LOS ANGELES, March 31 (Reuters) - McDonald's Corp MCD.N, the largest purchaser of potatoes in the United States, has agreed to take steps towards reducing pesticide use in its domestic potato supply, shareholder groups said on Tuesday.
Following the agreement, the Bard College Endowment, Newground Social Investment and the AFL-CIO Reserve Fund withdrew a shareholder proposal that, if approved, would have required the company to publish a report on options for reducing pesticide use in its supply chain.
The investors said McDonald’s has agreed to survey its U.S. potato suppliers, compile a list of best practices in pesticide reduction and recommend those best practices to its global suppliers.

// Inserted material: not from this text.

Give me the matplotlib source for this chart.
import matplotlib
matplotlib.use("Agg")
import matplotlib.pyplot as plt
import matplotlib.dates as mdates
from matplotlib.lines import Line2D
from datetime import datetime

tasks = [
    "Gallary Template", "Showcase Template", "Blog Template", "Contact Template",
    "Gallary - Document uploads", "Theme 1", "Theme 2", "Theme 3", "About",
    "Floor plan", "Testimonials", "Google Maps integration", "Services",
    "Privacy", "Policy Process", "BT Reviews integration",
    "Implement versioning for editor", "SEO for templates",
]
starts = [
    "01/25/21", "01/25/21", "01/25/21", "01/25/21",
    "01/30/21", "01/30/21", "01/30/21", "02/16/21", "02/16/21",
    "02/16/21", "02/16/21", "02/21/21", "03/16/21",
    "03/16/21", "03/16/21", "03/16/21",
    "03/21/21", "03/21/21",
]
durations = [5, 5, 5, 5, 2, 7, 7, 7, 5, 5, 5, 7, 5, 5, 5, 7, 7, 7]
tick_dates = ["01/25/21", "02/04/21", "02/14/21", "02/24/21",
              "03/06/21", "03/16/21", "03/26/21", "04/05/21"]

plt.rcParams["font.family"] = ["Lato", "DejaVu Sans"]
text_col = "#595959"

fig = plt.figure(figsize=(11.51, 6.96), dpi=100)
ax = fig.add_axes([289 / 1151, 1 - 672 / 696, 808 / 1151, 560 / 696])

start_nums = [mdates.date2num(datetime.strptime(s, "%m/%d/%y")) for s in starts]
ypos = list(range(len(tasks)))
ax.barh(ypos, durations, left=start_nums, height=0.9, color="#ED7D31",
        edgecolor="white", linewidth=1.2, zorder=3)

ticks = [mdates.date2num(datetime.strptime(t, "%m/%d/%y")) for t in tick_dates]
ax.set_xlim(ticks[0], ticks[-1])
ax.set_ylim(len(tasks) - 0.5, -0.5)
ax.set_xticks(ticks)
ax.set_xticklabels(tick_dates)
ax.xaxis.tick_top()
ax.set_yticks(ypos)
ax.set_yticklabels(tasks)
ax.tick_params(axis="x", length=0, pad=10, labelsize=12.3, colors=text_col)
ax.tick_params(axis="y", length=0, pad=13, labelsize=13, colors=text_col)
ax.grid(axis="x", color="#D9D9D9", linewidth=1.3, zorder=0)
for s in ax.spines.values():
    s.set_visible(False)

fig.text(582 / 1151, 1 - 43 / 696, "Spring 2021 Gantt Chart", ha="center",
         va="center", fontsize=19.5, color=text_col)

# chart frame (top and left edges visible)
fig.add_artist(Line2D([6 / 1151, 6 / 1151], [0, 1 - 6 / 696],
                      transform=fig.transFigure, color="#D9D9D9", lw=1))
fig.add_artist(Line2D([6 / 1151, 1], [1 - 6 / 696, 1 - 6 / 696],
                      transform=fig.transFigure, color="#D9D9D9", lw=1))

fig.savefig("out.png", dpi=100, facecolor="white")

It also will share its findings with investors and include the findings in its annual corporate social responsibility report.
McDonald’s, the world’s largest fast-food chain, did not have an immediate comment on the agreement.
“Because McDonald’s has such a commanding presence in the marketplace, this commitment offers the promise of significant reductions of pesticide use -- which will benefit consumer health, as well as farm workers, local agricultural communities, and the environment,” said Newground Social Investment Chief Executive Bruce Herbert, who is also a member of the Board of Directors of the Institute for Children’s Environmental Health.
Had the agreement not been reached, the resolution would have appeared in the company’s upcoming proxy statement and come up for a vote at the company’s shareholder meeting later this year.
The three investor groups teamed with Investor Environmental Health Network to engage McDonald’s in talks about pesticide reduction.
Dr. Richard Liroff, executive director at the Investor Environmental Health Network, said that some of McDonald's largest U.S. potato suppliers include ConAgra Foods Inc CAG.N unit Lamb Weston and privately held J.R. Simplot Co.
“We welcome McDonald’s stepping up to the plate and look forward to supporting the company’s efforts to reduce pesticide use in the future,” Liroff said.
“These are early steps,” said Liroff, who said McDonald’s must first know where it stands in terms of pesticide use in potato supplies before it can set targets for reduction.
He said food companies like Sysco Corp SYY.N, General Mills Inc GIS.N, and Campbell Soup Co CPB.N already have shown that cutting pesticide use can makes sense from both an environmental health and business perspective.